Which lines below hold the word "matplotlib"? Copy all of them.

|---|

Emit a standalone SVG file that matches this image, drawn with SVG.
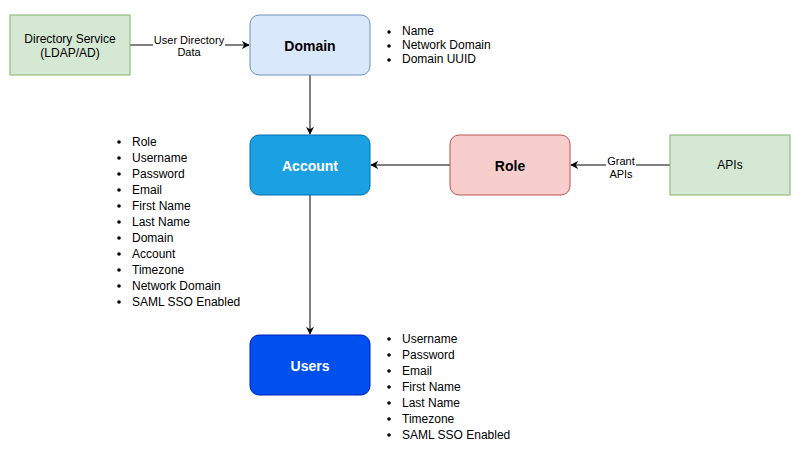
<svg xmlns="http://www.w3.org/2000/svg" width="801" height="476" viewBox="0 0 801 476">
<style>
text{font-family:"Liberation Sans",Arial,sans-serif;}
.lbl{font-size:12px;fill:#000;text-anchor:middle;}
.title{font-size:14px;font-weight:bold;text-anchor:middle;}
.el{font-size:11px;fill:#000;text-anchor:middle;}
.li{font-size:12px;fill:#000;}
.edge{stroke:#000;stroke-width:1;fill:none;}
</style>
<defs>
<marker id="arr" viewBox="0 0 10 10" refX="9" refY="5" markerWidth="8" markerHeight="8" markerUnits="userSpaceOnUse" orient="auto">
<path d="M0,0 L10,5 L0,10 L3,5 Z" fill="#000"/>
</marker>
</defs>
<rect width="801" height="476" fill="#fff"/>
<g id="connectors">
<line class="edge" x1="130" y1="45" x2="249" y2="45" marker-end="url(#arr)"/>
<rect x="153" y="33" width="72" height="26" fill="#fff"/>
<text class="el" x="189" y="44">User Directory</text>
<text class="el" x="189" y="56">Data</text>
<line class="edge" x1="310" y1="75" x2="310" y2="134" marker-end="url(#arr)"/>
<line class="edge" x1="450" y1="165" x2="371" y2="165" marker-end="url(#arr)"/>
<line class="edge" x1="670" y1="165" x2="571" y2="165" marker-end="url(#arr)"/>
<rect x="606" y="155" width="30" height="26" fill="#fff"/>
<text class="el" x="621" y="165">Grant</text>
<text class="el" x="621" y="178">APIs</text>
<line class="edge" x1="310" y1="195" x2="310" y2="334" marker-end="url(#arr)"/>
</g>
<g id="directory">
<rect x="10" y="15" width="120" height="60" fill="#d5e8d4" stroke="#82b366"/>
<text class="lbl" x="70" y="43">Directory Service</text>
<text class="lbl" x="70" y="57">(LDAP/AD)</text>
</g>
<g id="domain">
<rect x="250" y="15" width="120" height="60" rx="9" fill="#dae8fc" stroke="#6c8ebf"/>
<text class="title" x="310" y="51" fill="#000">Domain</text>
</g>
<g id="account">
<rect x="250" y="135" width="120" height="60" rx="9" fill="#1ba1e2" stroke="#006eaf"/>
<text class="title" x="310" y="171" fill="#fff">Account</text>
</g>
<g id="role">
<rect x="450" y="135" width="120" height="60" rx="9" fill="#f8cecc" stroke="#b85450"/>
<text class="title" x="510" y="171" fill="#000">Role</text>
</g>
<g id="apis">
<rect x="670" y="135" width="120" height="60" fill="#d5e8d4" stroke="#82b366"/>
<text class="lbl" x="730" y="169">APIs</text>
</g>
<g id="users">
<rect x="250" y="335" width="120" height="60" rx="9" fill="#0050ef" stroke="#001dbc"/>
<text class="title" x="310" y="371" fill="#fff">Users</text>
</g>
<g id="domain-list">
<circle cx="389" cy="32" r="1.8"/><text class="li" x="402" y="35">Name</text>
<circle cx="389" cy="46" r="1.8"/><text class="li" x="402" y="49">Network Domain</text>
<circle cx="389" cy="60" r="1.8"/><text class="li" x="402" y="63">Domain UUID</text>
</g>
<g id="account-list">
<circle cx="119" cy="142" r="1.8"/><text class="li" x="132" y="146">Role</text>
<circle cx="119" cy="158" r="1.8"/><text class="li" x="132" y="162">Username</text>
<circle cx="119" cy="174" r="1.8"/><text class="li" x="132" y="178">Password</text>
<circle cx="119" cy="190" r="1.8"/><text class="li" x="132" y="194">Email</text>
<circle cx="119" cy="206" r="1.8"/><text class="li" x="132" y="210">First Name</text>
<circle cx="119" cy="222" r="1.8"/><text class="li" x="132" y="226">Last Name</text>
<circle cx="119" cy="238" r="1.8"/><text class="li" x="132" y="242">Domain</text>
<circle cx="119" cy="254" r="1.8"/><text class="li" x="132" y="258">Account</text>
<circle cx="119" cy="270" r="1.8"/><text class="li" x="132" y="274">Timezone</text>
<circle cx="119" cy="286" r="1.8"/><text class="li" x="132" y="290">Network Domain</text>
<circle cx="119" cy="302" r="1.8"/><text class="li" x="132" y="306">SAML SSO Enabled</text>
</g>
<g id="users-list">
<circle cx="389" cy="339" r="1.8"/><text class="li" x="402" y="343">Username</text>
<circle cx="389" cy="355" r="1.8"/><text class="li" x="402" y="359">Password</text>
<circle cx="389" cy="371" r="1.8"/><text class="li" x="402" y="375">Email</text>
<circle cx="389" cy="387" r="1.8"/><text class="li" x="402" y="391">First Name</text>
<circle cx="389" cy="403" r="1.8"/><text class="li" x="402" y="407">Last Name</text>
<circle cx="389" cy="419" r="1.8"/><text class="li" x="402" y="423">Timezone</text>
<circle cx="389" cy="435" r="1.8"/><text class="li" x="402" y="439">SAML SSO Enabled</text>
</g>
</svg>
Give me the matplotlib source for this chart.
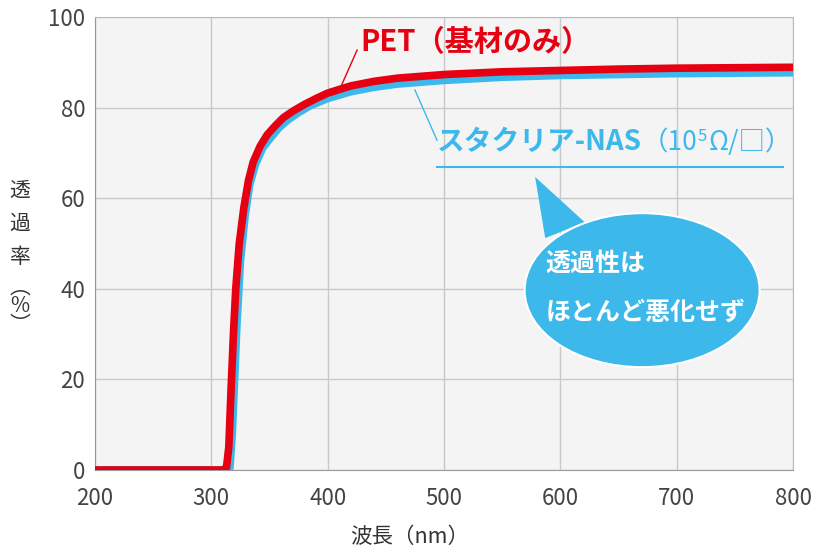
import matplotlib.pyplot as plt
from matplotlib.patches import Ellipse, Polygon

plt.rcParams['font.family'] = ['Noto Sans CJK JP', 'DejaVu Sans']

# transmittance curves
wl_pet = [200, 310, 313, 315, 317, 319, 321, 324, 328, 332, 336, 342, 348, 355, 362,
          370, 380, 390, 400, 420, 440, 460, 500, 550, 600, 650, 700, 750, 800]
pet = [0, 0, 0.5, 5, 18, 30, 40, 50, 58, 64, 68, 71.5, 74, 76, 77.8,
       79.2, 80.7, 82, 83.2, 84.8, 85.8, 86.5, 87.3, 87.9, 88.2, 88.5, 88.7, 88.8, 88.9]

wl_nas = [200, 313, 316, 318, 320, 322, 325, 329, 333, 338, 344, 350, 358, 366,
          375, 385, 400, 420, 440, 460, 500, 550, 600, 650, 700, 750, 800]
nas = [0, 0, 0.5, 8, 20, 32, 46, 56, 63, 67.5, 71, 73, 75.5, 77.3,
       78.9, 80.4, 82, 83.5, 84.5, 85.2, 86, 86.7, 87.1, 87.3, 87.5, 87.6, 87.7]

xticks = [200, 300, 400, 500, 600, 700, 800]
yticks = [0, 20, 40, 60, 80, 100]

red = '#e60012'
blue = '#3cb8ea'

fig = plt.figure(figsize=(8.18, 5.49), dpi=100)
ax = fig.add_axes([95 / 818, 79 / 549, 698 / 818, 453 / 549])
ax.set_facecolor('#f4f4f4')

ax.plot(wl_nas, nas, color=blue, lw=5.5, solid_capstyle='butt', zorder=3)
ax.plot(wl_pet, pet, color=red, lw=5.5, solid_capstyle='butt', zorder=4)

ax.set_xlim(200, 800)
ax.set_ylim(0, 100)
ax.set_xticks(xticks)
ax.set_yticks(yticks)
ax.grid(color='#c8c8c8', lw=1)
ax.set_axisbelow(True)
ax.tick_params(length=0, labelsize=16, labelcolor='#444444')
ax.tick_params(axis='x', pad=12)
ax.tick_params(axis='y', pad=7)
for s in ax.spines.values():
    s.set_color('#bbbbbb')
ax.spines['left'].set_color('#999999')
ax.spines['bottom'].set_color('#999999')

# PET label
ax.plot([410.8, 425.3], [84.3, 92.7], color=red, lw=1, zorder=5)
ax.text(428, 94.5, 'PET（基材のみ）', color=red, fontsize=21, fontweight='bold',
        ha='left', va='center')

# NAS label
ax.plot([475, 494], [83.9, 72.8], color=blue, lw=1, zorder=5)
ax.plot([494, 791], [66.9, 66.9], color=blue, lw=1.5, zorder=5)
t1 = ax.text(494, 70.6, 'スタクリア-NAS', color=blue, fontsize=20, fontweight='bold',
             ha='left', va='baseline')
t2 = ax.annotate('（10', xy=(1, 0), xycoords=t1, color=blue, fontsize=19,
                 ha='left', va='bottom')
t3 = ax.annotate('5', xy=(1, 0.42), xycoords=t2, color=blue, fontsize=12,
                 ha='left', va='bottom')
ax.annotate('Ω/□）', xy=(1, 0), xycoords=t2, xytext=(8, 0), textcoords='offset points',
            color=blue, fontsize=19, ha='left', va='bottom')

# speech bubble
ax.add_patch(Polygon([(578.3, 64.7), (587, 51.2), (621, 54.7)], closed=True,
                     facecolor=blue, edgecolor='none', zorder=6))
ax.add_patch(Ellipse((670.3, 39.7), 202, 34, facecolor=blue, edgecolor='white',
                     lw=1.5, zorder=6))
ax.text(587, 45.6, '透過性は', color='white', fontsize=18, fontweight='bold',
        ha='left', va='center', zorder=7)
ax.text(587, 34.8, 'ほとんど悪化せず', color='white', fontsize=18, fontweight='bold',
        ha='left', va='center', zorder=7)

# axis labels
fig.text(410 / 818, 1 - 537 / 549, '波長（nm）', fontsize=15.5, color='#333333',
         ha='center', va='center')
fig.text(20 / 818, 1 - 224 / 549, '透\n過\n率', fontsize=15, color='#333333',
         ha='center', va='center', linespacing=1.65)
fig.text(20 / 818, 1 - 306 / 549, '︵\n%\n︶', fontsize=15, color='#333333',
         ha='center', va='center', linespacing=0.8)

fig.savefig('out.png', dpi=100)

|---|

## Written response
Give me the matplotlib source for this chart.
import matplotlib.pyplot as plt
from matplotlib.patches import Ellipse, Polygon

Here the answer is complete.